Some of the techniques such as cbow and skipgrams can help us to understand context.
Then we can probably try to use these vector embeddings to find the company which was acquired and the company which acquired using these. Cosine similarity distance can be extracted using Python gensim library.

#### 2. Entity Tagging
Using a pre-trained machine learning/ deep learning model to identify company names in the text. This can help us find out the company acquired and the company making the acquisition.

To distinguish between the companies we can try to develop some understanding about the words contained in the title and if they can possibly help us identify that.

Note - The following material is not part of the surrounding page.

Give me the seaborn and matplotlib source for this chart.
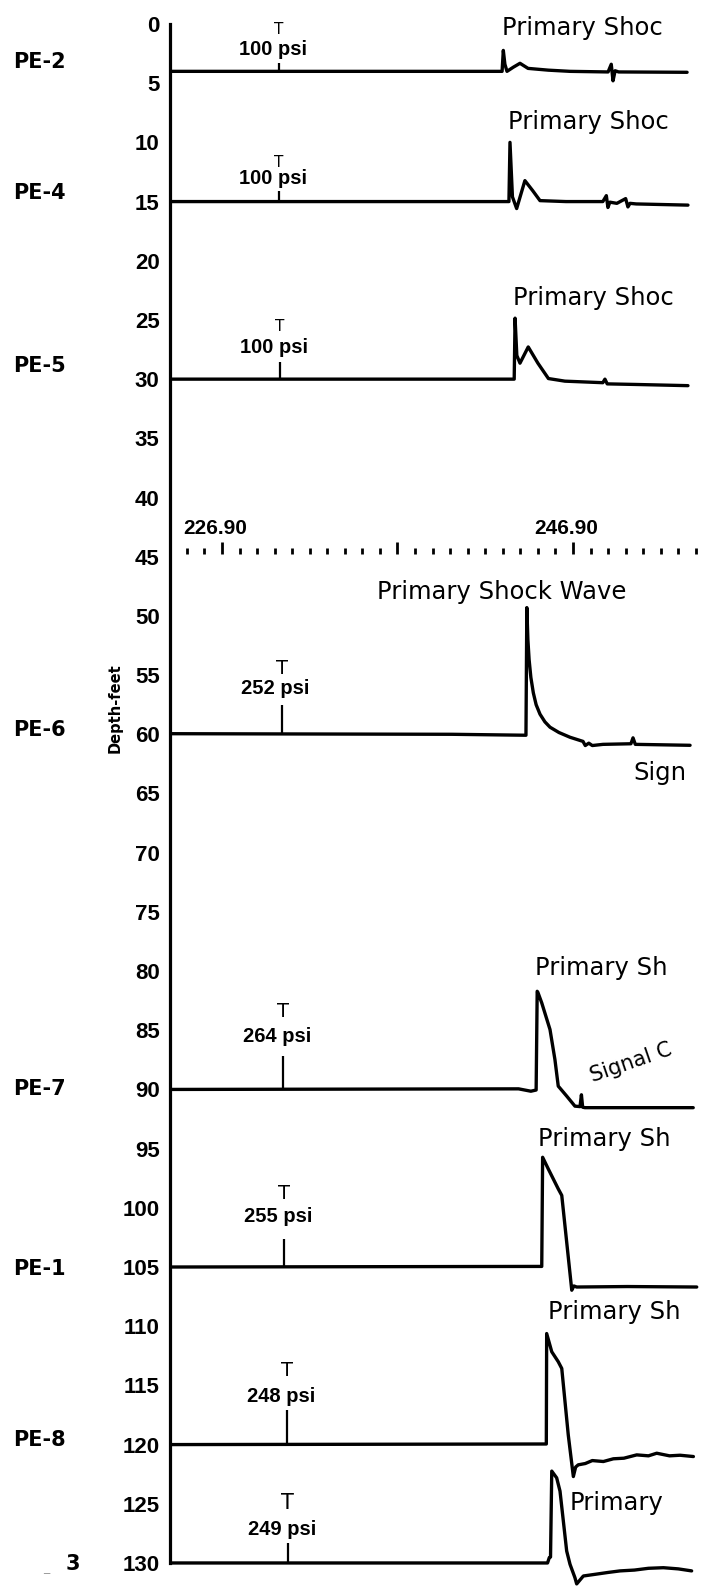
import numpy as np
import pandas as pd
import matplotlib
matplotlib.use("Agg")
import matplotlib.pyplot as plt
import matplotlib.transforms as mtransforms
from matplotlib.ticker import FixedLocator, FixedFormatter
import seaborn as sns

# ---- gauge records -------------------------------------------------------
gauges = ["PE-2", "PE-4", "PE-5", "PE-6", "PE-7", "PE-1", "PE-8", "3"]
gauge_depth = [4, 15, 30, 60, 90, 105, 120, 130]          # feet
label_depth = [3.2, 14.3, 28.9, 59.6, 90.0, 105.2, 119.6, 130.1]
cal_psi = [100, 100, 100, 252, 264, 255, 248, 249]
cal_time = [230.13, 230.13, 230.19, 230.30, 230.36, 230.42, 230.59, 230.65]

# pressure-time traces: time (ms) and deflection above the gauge baseline
pe2_t = [223.94, 242.86, 242.93, 243.02, 243.14, 243.5, 243.88, 244.34, 245.5,
         246.73, 248.9, 249.08, 249.18, 249.3, 249.5, 253.4]
pe2_d = [0, 0, 1.77, 0.6, 0.0, 0.35, 0.68, 0.25, 0.1,
         0.0, -0.05, 0.6, -0.8, 0.05, -0.05, -0.08]

pe4_t = [223.94, 243.25, 243.31, 243.45, 243.69, 244.16, 244.6, 245.02, 246.5,
         248.6, 248.8, 248.89, 249.0, 249.4, 249.9, 250.03, 250.15, 250.5, 253.45]
pe4_d = [0, 0, 5.0, 0.4, -0.59, 1.77, 0.93, 0.08, 0.0,
         0.0, 0.5, -0.5, -0.05, -0.15, 0.25, -0.45, -0.15, -0.2, -0.3]

pe5_t = [223.94, 243.55, 243.6, 243.7, 243.88, 244.35, 244.9, 245.5, 246.44,
         248.6, 248.72, 248.85, 250.5, 253.45]
pe5_d = [0, 0, 5.15, 2.0, 1.35, 2.72, 1.35, 0.05, -0.17,
         -0.3, 0.0, -0.4, -0.45, -0.55]

pe6_t = [223.94, 240.0, 244.22, 244.27, 244.33, 244.4, 244.5, 244.64, 244.8,
         245.02, 245.3, 245.59, 246.1, 246.73, 247.47, 247.6, 247.8, 248.0,
         248.61, 250.2, 250.32, 250.45, 253.57]
pe6_d = [0.05, 0.0, -0.08, 10.7, 8.0, 6.3, 4.8, 3.5, 2.5,
         1.7, 1.05, 0.6, 0.15, -0.25, -0.6, -0.95, -0.75, -0.95,
         -0.85, -0.8, -0.3, -0.85, -0.93]

pe7_t = [223.94, 243.8, 244.5, 244.8, 244.86, 244.9, 245.12, 245.59, 245.87,
         246.06, 246.54, 247.01, 247.3, 247.38, 247.45, 247.58, 253.75]
pe7_d = [0, 0.05, -0.15, -0.05, 8.29, 8.2, 7.31, 5.06, 2.53,
         0.28, -0.56, -1.41, -1.45, -0.45, -1.5, -1.54, -1.54]

pe1_t = [223.94, 245.12, 245.17, 245.49, 246.06, 246.26, 246.83, 246.95, 247.11,
         250.0, 253.95]
pe1_d = [0, 0.05, 9.27, 8.29, 6.6, 6.05, -1.96, -1.6, -1.69,
         -1.65, -1.69]

pe8_t = [223.94, 245.38, 245.40, 245.69, 246.06, 246.26, 246.63, 246.92, 247.05,
         247.2, 247.6, 248.0, 248.63, 249.2, 249.8, 250.53, 251.2, 251.67, 252.4,
         253.0, 253.76]
pe8_d = [0, 0.05, 9.38, 7.84, 7.0, 6.43, 0.82, -2.70, -1.9,
         -1.71, -1.6, -1.35, -1.43, -1.2, -1.15, -0.87, -0.95, -0.73, -0.95,
         -0.9, -1.01]

pe3_t = [223.94, 245.45, 245.55, 245.62, 245.69, 245.97, 246.16, 246.54, 246.73,
         247.01, 247.11, 247.49, 248.2, 248.9, 249.58, 250.4, 251.2, 252.05,
         252.9, 253.66]
pe3_d = [0, 0, 0.45, 0.5, 7.76, 7.19, 6.07, 1.01, -0.11,
         -1.24, -1.77, -1.10, -0.95, -0.8, -0.67, -0.6, -0.45, -0.40,
         -0.5, -0.67]

trace_t = [pe2_t, pe4_t, pe5_t, pe6_t, pe7_t, pe1_t, pe8_t, pe3_t]
trace_d = [pe2_d, pe4_d, pe5_d, pe6_d, pe7_d, pe1_d, pe8_d, pe3_d]

# shock-wave annotations (text, time, depth) as they appear on the sheet
shock_text = ["Primary Shoc", "Primary Shoc", "Primary Shoc",
              "Primary Shock Wave", "Primary Sh", "Primary Sh",
              "Primary Sh", "Primary"]
shock_time = [242.85, 243.2, 243.48, 235.73, 244.73, 244.91, 245.48, 246.73]
shock_depth = [0.34, 8.28, 23.15, 47.98, 79.74, 94.2, 108.8, 124.93]

# time scale drawn across the depth axis
time_axis_depth = 44.8
time_major = [226.90, 236.90, 246.90]
time_major_labels = ["226.90", "", "246.90"]
time_minor = [224.90 + i for i in range(30)]

depth_ticks = list(range(0, 131, 5))

# ---- figure --------------------------------------------------------------
sns.set_style("white")
plt.rcParams["font.family"] = ["DejaVu Sans"]

W, H = 702, 1587
fig = plt.figure(figsize=(W / 100, H / 100), dpi=100)
fig.patch.set_facecolor("white")
ax = fig.add_axes([170 / W, 0, 1 - 170 / W, 1])
ax.set_facecolor("white")
ax.set_xlim(223.94, 254.25)
ax.set_ylim(132.03, -2.027)
px_per_ft = H / (132.03 + 2.027)

num_family = ["Liberation Sans", "DejaVu Sans"]

for t, d, base in zip(trace_t, trace_d, gauge_depth):
    df = pd.DataFrame({"time": t, "depth": base - np.asarray(d)})
    sns.lineplot(data=df, x="time", y="depth", ax=ax, color="black",
                 linewidth=2.4, sort=False, estimator=None, legend=False)

# depth axis
for side in ["right", "bottom"]:
    ax.spines[side].set_visible(False)
ax.spines["left"].set_linewidth(2.3)
ax.spines["left"].set_color("black")
ax.spines["left"].set_bounds(0, 130)
ax.yaxis.set_major_locator(FixedLocator(depth_ticks))
ax.yaxis.set_major_formatter(FixedFormatter([str(v) for v in depth_ticks]))
ax.tick_params(axis="y", direction="inout", length=11, width=2.0,
               color="black", labelcolor="black", pad=2, labelsize=16)
for lab in ax.get_yticklabels():
    lab.set_fontfamily(num_family)
    lab.set_fontweight("bold")
ax.set_ylabel("")

# time scale on a spine moved into the plot
ax.spines["top"].set_position(("data", time_axis_depth))
ax.spines["top"].set_visible(False)
ax.xaxis.set_ticks_position("top")
ax.xaxis.set_major_locator(FixedLocator(time_major))
ax.xaxis.set_major_formatter(FixedFormatter(time_major_labels))
ax.xaxis.set_minor_locator(FixedLocator(time_minor))
ax.tick_params(axis="x", which="major", direction="out", length=9, width=2.0,
               color="black", labelcolor="black", pad=3, labelsize=15,
               top=True, labeltop=True, bottom=False, labelbottom=False)
ax.tick_params(axis="x", which="minor", direction="out", length=4, width=2.0,
               color="black", top=True, bottom=False)
shift = mtransforms.ScaledTranslation(-7 / 100, 0, fig.dpi_scale_trans)
for lab in ax.get_xticklabels():
    lab.set_fontfamily(num_family)
    lab.set_fontweight("bold")
    lab.set_transform(lab.get_transform() + shift)
ax.set_xlabel("")

# gauge names at the left margin
blend = mtransforms.blended_transform_factory(fig.transFigure, ax.transData)
for name, dep in zip(gauges, label_depth):
    x0 = 66 / W if name == "3" else 13 / W
    ax.text(x0, dep, name, transform=blend, ha="left", va="center",
            fontsize=15, fontweight="bold", color="black", clip_on=False)
ax.text(43 / W, 130.4, "_", transform=blend, ha="left", va="center",
        fontsize=9, color="#9a9a9a", clip_on=False)

fig.text(115 / W, 1 - 708 / H, "Depth-feet", rotation=90, ha="center",
         va="center", fontsize=10.5, fontweight="bold", color="black")

# calibration marks
stub_px = [8, 11, 17, 29, 33, 28, 35, 20]
value_px = [22, 23, 32, 46, 53, 51, 48, 33]
cap_px = [42, 39, 53, 66, 78, 74, 74, 60]
cap_size = [11, 11, 11, 14, 14, 14, 14, 15]
for i, base in enumerate(gauge_depth):
    tc = cal_time[i]
    ax.plot([tc, tc], [base, base - stub_px[i] / px_per_ft], color="black",
            linewidth=1.6, solid_capstyle="butt")
    ax.annotate(f"{cal_psi[i]} psi", xy=(tc, base), xytext=(-6, value_px[i]),
                textcoords="offset pixels", ha="center", va="center",
                fontsize=14.5, fontfamily=num_family,
                fontweight="bold", color="black")
    ax.annotate("T", xy=(tc, base), xytext=(0, cap_px[i]),
                textcoords="offset pixels", ha="center", va="center",
                fontsize=cap_size[i], color="black")

# shock-wave labels
for txt, tt, dd in zip(shock_text, shock_time, shock_depth):
    ax.text(tt, dd, txt, ha="left", va="center", fontsize=17.5,
            color="black", clip_on=False)

ax.text(250.32, 63.27, "Sign", ha="left", va="center",
        fontsize=17.5, color="black", clip_on=False)
ax.text(248.0, 89.35, "Signal C", ha="left", va="baseline",
        rotation=19, rotation_mode="anchor", fontsize=15, color="black",
        clip_on=False)

fig.savefig("out.png", dpi=100, facecolor="white")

Few pretrained models using NER include
- https://github.com/deepmipt/ner
- https://medium.com/intro-to-artificial-intelligence/entity-extraction-using-deep-learning-8014acac6bb8

#### 3. Sequential Learning
This particular problem would be difficult to solve with a rule-based method because we need to find the company being acquired and the company which is making the acquisition, in any order. Hence we need to capture the sequence.

Steps
- Extract all the topic bodies
- We would need to label the data values so that we can apply customize NER such as CompanyA and CompanyB
- Make a tuple for each word (word-tokenize or POS tagging)
- Keep adding different tags such as (Brown Disc Products Co Inc, Noun, O) - Company represented as "O"
- Model using following methods once labelling is complete
    - CRF
    - RNN with LSTM

There are possibly other techniques that can be explored so as to come up with a better approach. But could not get time to explore further due to time constraint.